Individual failures have individual restoration – Jesus’ work is universal enough to cover and
change anyone in their sin and Jesus’ work is unique to each of us. We can know Jesus has
one purpose for His disciples His glory, but know that is played out with different plans.
Comparing the calling, blessings, or challenges of another keeps us from focusing on what
Jesus has called us to do. We’ll lose focus on what Jesus is working to accomplish in our lives
when we turn our attention to how we hope He works in other’s lives. Regardless of how Jesus
is using others we are repeatedly reminded “Don’t worry about them, you follow me”

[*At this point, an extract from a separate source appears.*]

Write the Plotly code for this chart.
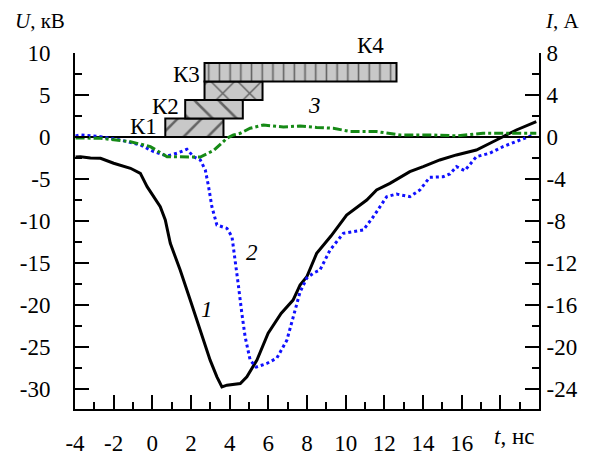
import plotly.graph_objects as go

# ---- data ----
# curve 1: U, kV (left axis)
t1 = [-3.97, -3.72, -3.2, -2.68, -2.0, -1.13, -0.62, -0.27, 0.41, 0.67, 0.93, 1.44, 1.96,
      2.47, 2.99, 3.34, 3.60, 3.86, 4.2, 4.55, 4.89, 5.41, 5.99, 6.66, 7.28, 7.64, 7.99,
      8.50, 9.24, 10.05, 11.09, 11.60, 12.29, 13.32, 14.01, 14.87, 15.73, 16.76, 17.80,
      18.83, 19.86]
u1 = [-2.38, -2.35, -2.5, -2.54, -3.13, -3.73, -4.33, -5.92, -8.31, -9.89, -12.67, -15.85,
      -19.43, -23.0, -26.58, -28.57, -29.76, -29.56, -29.5, -29.36, -28.57, -26.58, -23.36,
      -21.01, -19.43, -17.64, -16.65, -13.86, -11.8, -9.3, -7.51, -6.32, -5.53, -4.13,
      -3.54, -2.74, -2.14, -1.55, -0.36, 0.83, 1.83]

# curve 2: I, A (right axis)
t2 = [-3.97, -3.72, -2.68, -1.65, -0.62, 0.07, 0.76, 1.28, 1.79, 2.13, 2.48, 2.74, 2.91,
      3.08, 3.34, 3.86, 4.12, 4.29, 4.46, 4.63, 4.80, 5.06, 5.37, 5.92, 6.44, 6.96, 7.30,
      7.64, 7.99, 8.33, 8.67, 9.19, 9.88, 10.91, 11.43, 12.12, 12.63, 13.32, 13.84, 14.35,
      15.04, 15.39, 15.73, 16.16, 16.76, 17.45, 18.14, 18.83, 19.69]
i2 = [0.10, 0.19, 0.03, -0.29, -0.76, -1.40, -1.81, -1.55, -1.17, -1.88, -2.19, -3.15,
      -4.74, -6.65, -8.39, -8.71, -9.51, -11.73, -14.27, -16.81, -19.04, -21.26, -21.93,
      -21.58, -21.07, -19.36, -16.97, -14.78, -13.44, -12.97, -12.68, -10.78, -9.18, -8.87,
      -7.60, -5.69, -5.44, -5.69, -5.05, -3.84, -3.79, -3.53, -2.83, -3.21, -1.88, -1.55,
      -0.92, -0.45, 0.19]

# curve 3: I, A (right axis)
t3 = [-3.97, -2.68, -1.13, -0.10, 0.76, 1.44, 2.48, 3.17, 3.86, 4.20, 4.55, 5.06, 5.75,
      6.78, 7.64, 8.50, 9.36, 10.22, 11.60, 12.80, 14.52, 15.73, 17.10, 18.48, 19.86]
i3 = [-0.10, -0.12, -0.45, -0.92, -1.88, -1.91, -1.91, -1.29, -0.12, 0.19, 0.35, 0.83,
      1.14, 0.95, 1.05, 0.91, 0.83, 0.52, 0.51, 0.19, 0.19, 0.10, 0.35, 0.35, 0.35]

# time windows (bars), kV scale
bar_names = ["К1", "К2", "К3", "К4"]
bar_start = [0.67, 1.70, 2.70, 2.70]
bar_end = [3.68, 4.68, 5.70, 12.63]
bar_low = [0.0, 2.2, 4.4, 6.6]
bar_high = [2.2, 4.4, 6.6, 8.8]
bar_shapes = ["/", "\\", "x", "|"]
bar_psize = [17, 17, 19, 10.7]

x_ticks = [-4, -2, 0, 2, 4, 6, 8, 10, 12, 14, 16, 18]
x_ticktext = ["-4", "-2", "0", "2", "4", "6", "8", "10", "12", "14", "16", ""]
yl_ticks = [10, 5, 0, -5, -10, -15, -20, -25, -30]
yl_ticktext = ["10", "5", "0", "-5", "-10", "-15", "-20", "-25", "-30"]
yr_ticks = [8, 4, 0, -4, -8, -12, -16, -20, -24]
yr_ticktext = ["8", "4", "0", "-4", "-8", "-12", "-16", "-20", "-24"]

X_RANGE = [-4, 20]
YL_RANGE = [-32.4, 10]
RATIO = 0.8  # A per kV on the twin axis
YR_RANGE = [YL_RANGE[0] * RATIO, YL_RANGE[1] * RATIO]

FONT = "Liberation Serif"
FS = 23

fig = go.Figure()

fig.add_trace(go.Scatter(x=t1, y=u1, mode="lines", line=dict(color="black", width=3),
                         showlegend=False))
fig.add_trace(go.Scatter(x=t2, y=i2, mode="lines", yaxis="y2",
                         line=dict(color="#1010ff", width=3, dash="dot"), showlegend=False))
fig.add_trace(go.Scatter(x=t3, y=i3, mode="lines", yaxis="y2",
                         line=dict(color="#168a16", width=3, dash="dashdot"), showlegend=False))

for n, s, e, lo, hi, sh, ps in zip(bar_names, bar_start, bar_end, bar_low, bar_high,
                                   bar_shapes, bar_psize):
    fig.add_trace(go.Bar(
        orientation="h", y=[(lo + hi) / 2], x=[e - s], base=[s], width=[hi - lo],
        marker=dict(color="#c8c8c8", line=dict(color="black", width=2),
                    pattern=dict(shape=sh, size=ps, solidity=0.15, fgcolor="black",
                                 bgcolor="#c8c8c8", fillmode="overlay")),
        showlegend=False, name=n))

annots = [
    dict(x=bar_start[0], y=1.25, text="К1", xanchor="right", xshift=-6),
    dict(x=bar_start[1], y=3.6, text="К2", xanchor="right", xshift=-4),
    dict(x=bar_start[2], y=7.4, text="К3", xanchor="right", xshift=-3),
    dict(x=2.85, y=-20.5, text="<i>1</i>", xanchor="center"),
    dict(x=5.16, y=-13.8, text="<i>2</i>", xanchor="center"),
    dict(x=8.4, y=3.7, text="<i>3</i>", xanchor="center"),
]
for a in annots:
    fig.add_annotation(xref="x", yref="y", showarrow=False, yanchor="middle",
                       font=dict(family=FONT, size=FS, color="black"), **a)

fig.add_annotation(xref="x", yref="paper", x=11.3, y=1.02, text="К4",
                   showarrow=False, xanchor="center", yanchor="middle",
                   font=dict(family=FONT, size=FS, color="black"))
fig.add_annotation(xref="paper", yref="paper", x=-0.133, y=1.091, text="<i>U</i>, кВ",
                   showarrow=False, xanchor="left", yanchor="middle",
                   font=dict(family=FONT, size=21, color="black"))
fig.add_annotation(xref="paper", yref="paper", x=1.092, y=1.091, text="<i>I</i>, А",
                   showarrow=False, xanchor="right", yanchor="middle",
                   font=dict(family=FONT, size=21, color="black"))
fig.add_annotation(xref="x", yref="paper", x=18.7, y=-0.078, text="<i>t</i>, нс",
                   showarrow=False, xanchor="center", yanchor="middle",
                   font=dict(family=FONT, size=FS, color="black"))

axis_common = dict(showline=True, linecolor="black", linewidth=2, ticks="inside",
                   ticklen=14, tickwidth=2, tickcolor="black", showgrid=False,
                   automargin=False,
                   tickfont=dict(family=FONT, size=FS, color="black"))

# the page body has an 8px default margin, so the figure is sized to fit
fig.update_layout(
    template="none",
    width=585, height=447,
    margin=dict(l=66.5, r=54, t=45.3, b=45.7, autoexpand=False),
    paper_bgcolor="white", plot_bgcolor="white",
    barmode="overlay",
    xaxis=dict(range=X_RANGE, tickmode="array", tickvals=x_ticks, ticktext=x_ticktext,
               zeroline=False, ticklabelstandoff=12,
               minor=dict(dtick=1, ticks="inside", ticklen=7, tickwidth=2, tickcolor="black"),
               **axis_common),
    yaxis=dict(range=YL_RANGE, tickmode="array", tickvals=yl_ticks, ticktext=yl_ticktext,
               zeroline=True, zerolinecolor="black", zerolinewidth=2, ticklabelstandoff=18,
               minor=dict(dtick=2.5, ticks="inside", ticklen=7, tickwidth=2, tickcolor="black"),
               **axis_common),
    yaxis2=dict(range=YR_RANGE, overlaying="y", side="right", tickmode="array",
                tickvals=yr_ticks, ticktext=yr_ticktext, zeroline=False, ticklabelstandoff=1,
                minor=dict(dtick=2, ticks="inside", ticklen=7, tickwidth=2, tickcolor="black"),
                **axis_common),
)

fig.write_html("out.html")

A world full of books can’t contain all the works of God in Jesus, yet God is so good and
gracious to give us glorious portraits we can gaze at to understand His nature and character
(Love, Truth, Light, Life) In His presence we can experience His abundance and peace,
restoration we need that is specific to our failures and sin, and purposes we can know are for all
His people and are applied uniquely to our individual lives. Restored life with Jesus for the
purpose of mission is not without difficulty or suffering, but it will lead to the peace and presence
of Jesus.
John begins with Jesus THE word credited with the work of the creation of the world and
all that is in it. John ends with the words of the works of Jesus not being able to be contained.
We also have the great hope that Jesus will return bring a final and complete restoration of all
things to a better than new place of incorruptibility where failure, sin, and death, are not even an
option. We have a God who does so much more than give us a reset. We have been redeemed
and are being restored for His glory when we Trust Jesus.